I just read a very compelling article in the most recent edition of the journal, Brain Injury, a publication of the North America Brain Injury Association also known as NABIS entitled , “The Forgotten Children—The Aftermath of an Acquired Brain Injury in the Family”.
The authors observe an acquired brain injury has not only an impact on the survivor, who frequently has physical, cognitive, emotional, behavioral, and social difficulties; but will also affect his or her family;
members of that family unit must adapt to a novel life situation in which family dynamics, involving roles, boundaries and communication will most likely change.
Studies of family dynamics exploring living with a brain injured family member, have found high levels of distress, significant symptoms of depression and anxiety, decreased quality of life and reduced family functioning. Divorce, job loss and high health care costs also exist in this population.
So, we need to spend more time and attention on these significant issues, especially in the most vulnerable group, children.

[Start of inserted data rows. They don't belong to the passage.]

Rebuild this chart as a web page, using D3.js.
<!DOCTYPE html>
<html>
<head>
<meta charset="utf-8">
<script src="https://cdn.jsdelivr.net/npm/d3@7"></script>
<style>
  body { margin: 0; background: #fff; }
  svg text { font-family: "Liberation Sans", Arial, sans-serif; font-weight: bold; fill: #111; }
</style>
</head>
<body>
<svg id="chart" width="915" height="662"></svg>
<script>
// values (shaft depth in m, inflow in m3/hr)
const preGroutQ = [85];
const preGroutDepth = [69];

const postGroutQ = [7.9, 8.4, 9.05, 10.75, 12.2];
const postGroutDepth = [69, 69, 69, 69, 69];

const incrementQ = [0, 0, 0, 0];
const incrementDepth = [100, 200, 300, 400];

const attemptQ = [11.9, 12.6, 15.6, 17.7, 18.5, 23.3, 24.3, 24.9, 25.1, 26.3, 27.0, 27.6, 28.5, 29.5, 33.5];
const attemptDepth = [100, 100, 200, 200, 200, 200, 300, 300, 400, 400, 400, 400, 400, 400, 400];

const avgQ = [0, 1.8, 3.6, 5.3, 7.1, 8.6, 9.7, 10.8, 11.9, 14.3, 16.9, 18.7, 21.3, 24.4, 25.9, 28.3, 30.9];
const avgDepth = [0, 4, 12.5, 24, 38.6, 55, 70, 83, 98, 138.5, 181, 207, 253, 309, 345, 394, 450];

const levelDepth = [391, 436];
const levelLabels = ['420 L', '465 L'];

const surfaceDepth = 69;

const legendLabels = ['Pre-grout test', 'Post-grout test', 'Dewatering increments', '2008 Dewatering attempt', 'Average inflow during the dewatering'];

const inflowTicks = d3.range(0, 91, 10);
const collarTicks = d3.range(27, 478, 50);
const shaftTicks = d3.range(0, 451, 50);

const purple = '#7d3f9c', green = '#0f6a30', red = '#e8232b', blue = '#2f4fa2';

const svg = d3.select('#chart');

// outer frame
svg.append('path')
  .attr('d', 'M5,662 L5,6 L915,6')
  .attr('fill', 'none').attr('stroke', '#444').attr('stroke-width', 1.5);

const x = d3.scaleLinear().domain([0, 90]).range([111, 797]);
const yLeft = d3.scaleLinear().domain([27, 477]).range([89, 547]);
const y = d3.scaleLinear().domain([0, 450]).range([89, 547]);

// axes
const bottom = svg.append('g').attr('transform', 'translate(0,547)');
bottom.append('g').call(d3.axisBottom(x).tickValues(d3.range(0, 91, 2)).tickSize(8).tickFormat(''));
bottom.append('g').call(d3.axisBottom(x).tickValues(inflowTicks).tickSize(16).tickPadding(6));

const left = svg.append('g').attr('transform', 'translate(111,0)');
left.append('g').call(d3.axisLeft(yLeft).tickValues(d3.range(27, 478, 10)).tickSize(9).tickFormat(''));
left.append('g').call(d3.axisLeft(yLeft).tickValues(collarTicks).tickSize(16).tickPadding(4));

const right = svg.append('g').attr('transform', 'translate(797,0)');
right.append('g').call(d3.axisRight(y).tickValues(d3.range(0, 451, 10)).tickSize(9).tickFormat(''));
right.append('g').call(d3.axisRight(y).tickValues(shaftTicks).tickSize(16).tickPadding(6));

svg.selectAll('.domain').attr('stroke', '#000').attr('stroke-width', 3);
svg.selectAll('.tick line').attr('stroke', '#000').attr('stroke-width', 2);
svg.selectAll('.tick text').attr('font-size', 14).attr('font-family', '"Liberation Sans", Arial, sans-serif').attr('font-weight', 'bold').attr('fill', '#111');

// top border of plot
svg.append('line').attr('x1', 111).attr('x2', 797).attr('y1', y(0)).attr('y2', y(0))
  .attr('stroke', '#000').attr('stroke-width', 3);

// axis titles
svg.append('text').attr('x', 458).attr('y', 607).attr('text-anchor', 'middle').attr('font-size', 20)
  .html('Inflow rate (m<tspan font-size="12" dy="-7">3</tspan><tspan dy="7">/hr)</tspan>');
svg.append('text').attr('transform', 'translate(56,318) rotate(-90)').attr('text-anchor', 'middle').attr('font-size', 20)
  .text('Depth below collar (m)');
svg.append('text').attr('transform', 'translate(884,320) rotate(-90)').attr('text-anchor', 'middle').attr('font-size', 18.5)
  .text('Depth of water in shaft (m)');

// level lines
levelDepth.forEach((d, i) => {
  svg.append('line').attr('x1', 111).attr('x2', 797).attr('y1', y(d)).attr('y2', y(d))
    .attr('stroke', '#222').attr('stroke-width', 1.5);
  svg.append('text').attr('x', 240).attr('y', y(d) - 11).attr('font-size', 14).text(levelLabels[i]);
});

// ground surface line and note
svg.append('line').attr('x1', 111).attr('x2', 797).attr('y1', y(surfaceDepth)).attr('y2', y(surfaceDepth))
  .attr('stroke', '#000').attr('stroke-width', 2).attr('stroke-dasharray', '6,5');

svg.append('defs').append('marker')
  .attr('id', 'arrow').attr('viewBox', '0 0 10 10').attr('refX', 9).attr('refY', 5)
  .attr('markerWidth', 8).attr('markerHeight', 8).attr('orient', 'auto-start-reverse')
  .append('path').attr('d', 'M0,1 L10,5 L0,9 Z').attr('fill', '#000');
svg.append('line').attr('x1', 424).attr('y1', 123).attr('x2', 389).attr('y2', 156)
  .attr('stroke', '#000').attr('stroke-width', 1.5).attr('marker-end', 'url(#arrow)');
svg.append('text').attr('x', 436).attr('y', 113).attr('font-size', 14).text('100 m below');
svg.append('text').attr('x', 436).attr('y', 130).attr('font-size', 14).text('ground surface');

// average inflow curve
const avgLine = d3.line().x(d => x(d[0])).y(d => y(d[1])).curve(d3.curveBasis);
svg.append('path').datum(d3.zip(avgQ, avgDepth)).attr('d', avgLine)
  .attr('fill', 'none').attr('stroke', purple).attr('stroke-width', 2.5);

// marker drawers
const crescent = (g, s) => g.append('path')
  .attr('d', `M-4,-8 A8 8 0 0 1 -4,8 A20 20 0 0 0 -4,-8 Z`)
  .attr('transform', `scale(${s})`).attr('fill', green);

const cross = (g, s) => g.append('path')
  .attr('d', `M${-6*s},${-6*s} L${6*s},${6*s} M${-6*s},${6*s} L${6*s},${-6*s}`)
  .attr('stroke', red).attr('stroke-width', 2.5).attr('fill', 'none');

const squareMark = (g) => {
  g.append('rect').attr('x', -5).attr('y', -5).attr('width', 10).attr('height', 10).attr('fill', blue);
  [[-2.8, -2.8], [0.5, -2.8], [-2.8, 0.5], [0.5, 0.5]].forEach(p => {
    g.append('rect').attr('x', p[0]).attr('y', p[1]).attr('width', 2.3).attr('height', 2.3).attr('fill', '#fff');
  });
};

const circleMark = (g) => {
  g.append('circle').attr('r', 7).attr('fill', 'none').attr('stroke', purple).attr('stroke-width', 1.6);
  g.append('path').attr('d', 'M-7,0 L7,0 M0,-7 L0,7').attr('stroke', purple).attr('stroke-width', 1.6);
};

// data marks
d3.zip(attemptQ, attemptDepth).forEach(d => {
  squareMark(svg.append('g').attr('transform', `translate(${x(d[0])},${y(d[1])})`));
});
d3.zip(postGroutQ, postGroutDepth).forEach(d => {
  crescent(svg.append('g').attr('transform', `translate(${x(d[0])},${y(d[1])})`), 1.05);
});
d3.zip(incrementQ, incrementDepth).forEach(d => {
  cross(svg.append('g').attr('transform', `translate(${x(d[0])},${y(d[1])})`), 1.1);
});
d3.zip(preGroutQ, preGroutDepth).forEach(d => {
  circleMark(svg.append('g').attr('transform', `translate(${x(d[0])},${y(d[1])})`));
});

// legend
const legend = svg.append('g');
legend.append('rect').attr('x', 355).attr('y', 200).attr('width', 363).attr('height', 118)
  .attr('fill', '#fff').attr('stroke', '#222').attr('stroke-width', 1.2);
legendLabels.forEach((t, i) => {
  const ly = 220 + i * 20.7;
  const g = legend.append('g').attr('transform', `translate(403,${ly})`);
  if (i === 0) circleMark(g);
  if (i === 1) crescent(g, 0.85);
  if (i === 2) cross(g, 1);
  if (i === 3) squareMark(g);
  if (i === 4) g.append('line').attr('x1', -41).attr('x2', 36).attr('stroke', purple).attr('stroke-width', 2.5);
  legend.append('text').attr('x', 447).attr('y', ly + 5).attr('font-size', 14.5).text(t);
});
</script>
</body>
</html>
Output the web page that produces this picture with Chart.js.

Children are not prepared to deal with the injury and the stress the injury has on their parent or sibling, and the entire family.
Children are at a high risk for development of significant and long-lasting mental health issues including post-traumatic stress, reduced self-esteem, sadness, worry, anxiety and depression. These issues will also affect their education and social skills.
So, what suggestions do the authors of this article offer?
Children’s well-being requires adult support to minimize the risk of serious consequences.
They cannot be ignored by medical personnel in the acute care, and rehabilitation process nor can they be ignored in the home or in school. Their identity and worth must be recognized and validated and they cannot be ignored. Their fears must be discussed, and attention needs to be focused on the frequent role reversal that takes place where a child now must assist a parent.
Here are specific suggestions:
More research needs to take place on specific initiatives and interventions required to support children following a brain injury in the family.
Children need to be part of the rehabilitation process, including access to and reimbursement for required care. An acquired or traumatic brain injury affects the entire family.